AIM: For this exercise, repeat all of the material verbatim apart from its images.

--- Start of COLLECTED DATA ---

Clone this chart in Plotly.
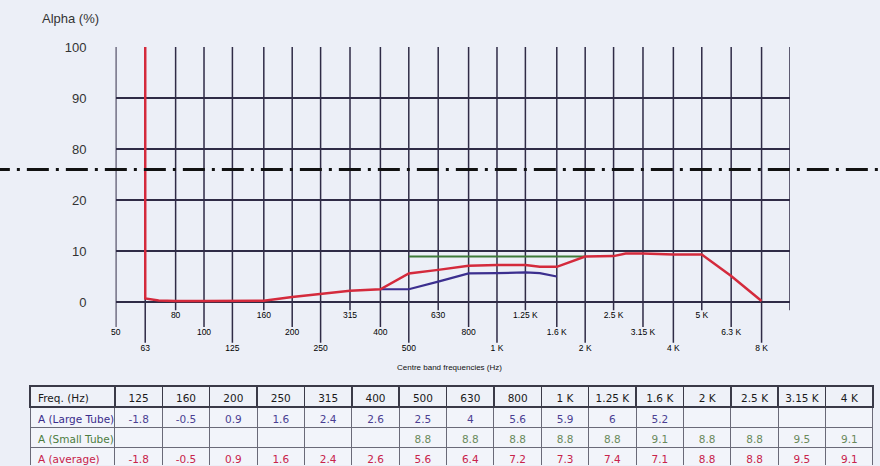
import numpy as np
import plotly.graph_objects as go

# one-third octave bands drawn on the x axis
bands = [50, 63, 80, 100, 125, 160, 200, 250, 315, 400, 500, 630, 800,
         1000, 1250, 1600, 2000, 2500, 3150, 4000, 5000, 6300, 8000]
band_labels = ["50", "63", "80", "100", "125", "160", "200", "250", "315", "400",
               "500", "630", "800", "1 K", "1.25 K", "1.6 K", "2 K", "2.5 K",
               "3.15 K", "4 K", "5 K", "6.3 K", "8 K"]

# curves (alpha in %)
avg_freq = [63, 63, 70, 80, 100, 125, 160, 200, 250, 315, 400, 500, 630, 800,
            1000, 1250, 1400, 1600, 2000, 2500, 2750, 3150, 4000, 5000, 6300, 8000]
avg_alpha = [100, 0.7, 0.3, 0.2, 0.2, 0.2, 0.25, 1.0, 1.6, 2.2, 2.5, 5.6, 6.3, 7.1,
             7.25, 7.25, 6.9, 6.9, 8.9, 9.0, 9.5, 9.5, 9.3, 9.3, 5.1, 0.2]
large_freq = [400, 500, 630, 800, 1000, 1250, 1400, 1500, 1600]
large_alpha = [2.5, 2.5, 4.0, 5.6, 5.65, 5.8, 5.65, 5.3, 5.0]
small_freq = [500, 2000]
small_alpha = [8.9, 8.9]

# table
tbl_freq = ["125", "160", "200", "250", "315", "400", "500", "630", "800",
            "1 K", "1.25 K", "1.6 K", "2 K", "2.5 K", "3.15 K", "4 K"]
tbl_rows = ["A (Large Tube)", "A (Small Tube)", "A (average)"]
tbl_large = ["-1.8", "-0.5", "0.9", "1.6", "2.4", "2.6", "2.5", "4", "5.6",
             "5.9", "6", "5.2", "", "", "", ""]
tbl_small = ["", "", "", "", "", "", "8.8", "8.8", "8.8",
             "8.8", "8.8", "9.1", "8.8", "8.8", "9.5", "9.1"]
tbl_avg = ["-1.8", "-0.5", "0.9", "1.6", "2.4", "2.6", "5.6", "6.4", "7.2",
           "7.3", "7.4", "7.1", "8.8", "8.8", "9.5", "9.1"]

y_labels = ["0", "10", "20", "80", "90", "100"]

BG = "#eceff7"
GRID = "#2f2b46"
RED = "#d42a3c"
BLUE = "#3c2f8f"
GREEN = "#3f7a3a"


def brk(v):
    # broken y axis: 0-20 then 80-100
    v = np.asarray(v, dtype=float)
    return np.where(v <= 20, v / 10, 3 + (v - 80) / 10)


def nb(s):
    return s.replace(" ", "\u00a0")


fig = go.Figure()

fig.add_trace(go.Scatter(x=small_freq, y=brk(small_alpha), mode="lines",
                         line=dict(color=GREEN, width=2), hoverinfo="skip"))
fig.add_trace(go.Scatter(x=large_freq, y=brk(large_alpha), mode="lines",
                         line=dict(color=BLUE, width=2.2), hoverinfo="skip"))
fig.add_trace(go.Scatter(x=avg_freq, y=brk(avg_alpha), mode="lines",
                         line=dict(color=RED, width=2.5), hoverinfo="skip"))

# staggered band labels, each gridline runs down to its label
line_end = [-0.49, -0.80, -0.16]
label_row = [-0.61, -0.92, -0.27]
for i, f in enumerate(bands + [10000]):
    fig.add_shape(type="line", xref="x", yref="y", x0=f, x1=f,
                  y0=line_end[i % 3], y1=5, line=dict(color=GRID, width=1.5),
                  layer="below")
fig.add_trace(go.Scatter(
    x=bands, y=[label_row[i % 3] for i in range(len(bands))],
    mode="text", text=band_labels, cliponaxis=False,
    textfont=dict(family="Liberation Sans", size=8.5, color="#000"),
    hoverinfo="skip"))

# axis break marker
fig.add_shape(type="line", xref="paper", yref="y", x0=-0.05, x1=1.05,
              y0=2.6, y1=2.6, line=dict(color="#111", width=3,
                                         dash="22px,7px,3px,7px"))

fig.add_annotation(text="Centre band frequencies (Hz)", xref="paper", yref="y",
                   x=0.498, y=-1.29, showarrow=False,
                   font=dict(family="Liberation Sans", size=8, color="#111"))
fig.add_annotation(text="Alpha (%)", xref="paper", yref="paper",
                   x=0.012, y=1.069, xanchor="left", yanchor="middle",
                   showarrow=False,
                   font=dict(family="Liberation Sans", size=13, color="#333"))

row_cols = ["#3a2d8c", "#4d7d3f", "#c8234a"]
val_cols = ["#4b3f93", "#6a8a5c", "#c8234a"]
fig.add_trace(go.Table(
    domain=dict(x=[0, 1], y=[0, 0.1909]),
    columnwidth=[90] + [50.2] * len(tbl_freq),
    header=dict(values=["Freq. (Hz)"] + [nb(f) for f in tbl_freq],
                align=["left"] + ["center"] * len(tbl_freq),
                fill_color="#eef1f8", height=21,
                line=dict(color="#3a3a48", width=1.5),
                font=dict(family="DejaVu Sans", size=10.5, color="#1a1a1a")),
    cells=dict(values=[[nb(r) for r in tbl_rows]]
               + [[l, s, a] for l, s, a in zip(tbl_large, tbl_small, tbl_avg)],
               align=["left"] + ["center"] * len(tbl_freq),
               fill_color="#f2f4fa", height=20,
               line=dict(color="#6a6a78", width=1),
               font=dict(family="DejaVu Sans", size=10.5,
                         color=[row_cols] + [val_cols] * len(tbl_freq)))))

fig.update_layout(
    width=880, height=466,
    margin=dict(l=30, r=7, t=47, b=0),
    paper_bgcolor=BG, plot_bgcolor=BG,
    showlegend=False,
    xaxis=dict(type="log", range=[np.log10(49.9), np.log10(10000)],
               domain=[0.1015, 0.9015], showgrid=False, zeroline=False,
               showticklabels=False, ticks=""),
    yaxis=dict(range=[-1.5, 5], domain=[0.2088, 1],
               tickvals=list(range(len(y_labels))), ticktext=y_labels,
               showgrid=True, gridcolor=GRID, gridwidth=1.5, zeroline=False,
               ticklabelstandoff=28,
               tickfont=dict(family="Liberation Sans", size=13, color="#333")),
)

fig.write_html("out.html", config={"displayModeBar": False},
               post_script="document.body.style.margin='0';")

--- End of COLLECTED DATA ---

ANSWER TO THIS EXERCISE:
Clone this chart in Plotly.
import numpy as np
import plotly.graph_objects as go

# one-third octave bands drawn on the x axis
bands = [50, 63, 80, 100, 125, 160, 200, 250, 315, 400, 500, 630, 800,
         1000, 1250, 1600, 2000, 2500, 3150, 4000, 5000, 6300, 8000]
band_labels = ["50", "63", "80", "100", "125", "160", "200", "250", "315", "400",
               "500", "630", "800", "1 K", "1.25 K", "1.6 K", "2 K", "2.5 K",
               "3.15 K", "4 K", "5 K", "6.3 K", "8 K"]

# curves (alpha in %)
avg_freq = [63, 63, 70, 80, 100, 125, 160, 200, 250, 315, 400, 500, 630, 800,
            1000, 1250, 1400, 1600, 2000, 2500, 2750, 3150, 4000, 5000, 6300, 8000]
avg_alpha = [100, 0.7, 0.3, 0.2, 0.2, 0.2, 0.25, 1.0, 1.6, 2.2, 2.5, 5.6, 6.3, 7.1,
             7.25, 7.25, 6.9, 6.9, 8.9, 9.0, 9.5, 9.5, 9.3, 9.3, 5.1, 0.2]
large_freq = [400, 500, 630, 800, 1000, 1250, 1400, 1500, 1600]
large_alpha = [2.5, 2.5, 4.0, 5.6, 5.65, 5.8, 5.65, 5.3, 5.0]
small_freq = [500, 2000]
small_alpha = [8.9, 8.9]

# table
tbl_freq = ["125", "160", "200", "250", "315", "400", "500", "630", "800",
            "1 K", "1.25 K", "1.6 K", "2 K", "2.5 K", "3.15 K", "4 K"]
tbl_rows = ["A (Large Tube)", "A (Small Tube)", "A (average)"]
tbl_large = ["-1.8", "-0.5", "0.9", "1.6", "2.4", "2.6", "2.5", "4", "5.6",
             "5.9", "6", "5.2", "", "", "", ""]
tbl_small = ["", "", "", "", "", "", "8.8", "8.8", "8.8",
             "8.8", "8.8", "9.1", "8.8", "8.8", "9.5", "9.1"]
tbl_avg = ["-1.8", "-0.5", "0.9", "1.6", "2.4", "2.6", "5.6", "6.4", "7.2",
           "7.3", "7.4", "7.1", "8.8", "8.8", "9.5", "9.1"]

y_labels = ["0", "10", "20", "80", "90", "100"]

BG = "#eceff7"
GRID = "#2f2b46"
RED = "#d42a3c"
BLUE = "#3c2f8f"
GREEN = "#3f7a3a"


def brk(v):
    # broken y axis: 0-20 then 80-100
    v = np.asarray(v, dtype=float)
    return np.where(v <= 20, v / 10, 3 + (v - 80) / 10)


def nb(s):
    return s.replace(" ", "\u00a0")


fig = go.Figure()

fig.add_trace(go.Scatter(x=small_freq, y=brk(small_alpha), mode="lines",
                         line=dict(color=GREEN, width=2), hoverinfo="skip"))
fig.add_trace(go.Scatter(x=large_freq, y=brk(large_alpha), mode="lines",
                         line=dict(color=BLUE, width=2.2), hoverinfo="skip"))
fig.add_trace(go.Scatter(x=avg_freq, y=brk(avg_alpha), mode="lines",
                         line=dict(color=RED, width=2.5), hoverinfo="skip"))

# staggered band labels, each gridline runs down to its label
line_end = [-0.49, -0.80, -0.16]
label_row = [-0.61, -0.92, -0.27]
for i, f in enumerate(bands + [10000]):
    fig.add_shape(type="line", xref="x", yref="y", x0=f, x1=f,
                  y0=line_end[i % 3], y1=5, line=dict(color=GRID, width=1.5),
                  layer="below")
fig.add_trace(go.Scatter(
    x=bands, y=[label_row[i % 3] for i in range(len(bands))],
    mode="text", text=band_labels, cliponaxis=False,
    textfont=dict(family="Liberation Sans", size=8.5, color="#000"),
    hoverinfo="skip"))

# axis break marker
fig.add_shape(type="line", xref="paper", yref="y", x0=-0.05, x1=1.05,
              y0=2.6, y1=2.6, line=dict(color="#111", width=3,
                                         dash="22px,7px,3px,7px"))

fig.add_annotation(text="Centre band frequencies (Hz)", xref="paper", yref="y",
                   x=0.498, y=-1.29, showarrow=False,
                   font=dict(family="Liberation Sans", size=8, color="#111"))
fig.add_annotation(text="Alpha (%)", xref="paper", yref="paper",
                   x=0.012, y=1.069, xanchor="left", yanchor="middle",
                   showarrow=False,
                   font=dict(family="Liberation Sans", size=13, color="#333"))

row_cols = ["#3a2d8c", "#4d7d3f", "#c8234a"]
val_cols = ["#4b3f93", "#6a8a5c", "#c8234a"]
fig.add_trace(go.Table(
    domain=dict(x=[0, 1], y=[0, 0.1909]),
    columnwidth=[90] + [50.2] * len(tbl_freq),
    header=dict(values=["Freq. (Hz)"] + [nb(f) for f in tbl_freq],
                align=["left"] + ["center"] * len(tbl_freq),
                fill_color="#eef1f8", height=21,
                line=dict(color="#3a3a48", width=1.5),
                font=dict(family="DejaVu Sans", size=10.5, color="#1a1a1a")),
    cells=dict(values=[[nb(r) for r in tbl_rows]]
               + [[l, s, a] for l, s, a in zip(tbl_large, tbl_small, tbl_avg)],
               align=["left"] + ["center"] * len(tbl_freq),
               fill_color="#f2f4fa", height=20,
               line=dict(color="#6a6a78", width=1),
               font=dict(family="DejaVu Sans", size=10.5,
                         color=[row_cols] + [val_cols] * len(tbl_freq)))))

fig.update_layout(
    width=880, height=466,
    margin=dict(l=30, r=7, t=47, b=0),
    paper_bgcolor=BG, plot_bgcolor=BG,
    showlegend=False,
    xaxis=dict(type="log", range=[np.log10(49.9), np.log10(10000)],
               domain=[0.1015, 0.9015], showgrid=False, zeroline=False,
               showticklabels=False, ticks=""),
    yaxis=dict(range=[-1.5, 5], domain=[0.2088, 1],
               tickvals=list(range(len(y_labels))), ticktext=y_labels,
               showgrid=True, gridcolor=GRID, gridwidth=1.5, zeroline=False,
               ticklabelstandoff=28,
               tickfont=dict(family="Liberation Sans", size=13, color="#333")),
)

fig.write_html("out.html", config={"displayModeBar": False},
               post_script="document.body.style.margin='0';")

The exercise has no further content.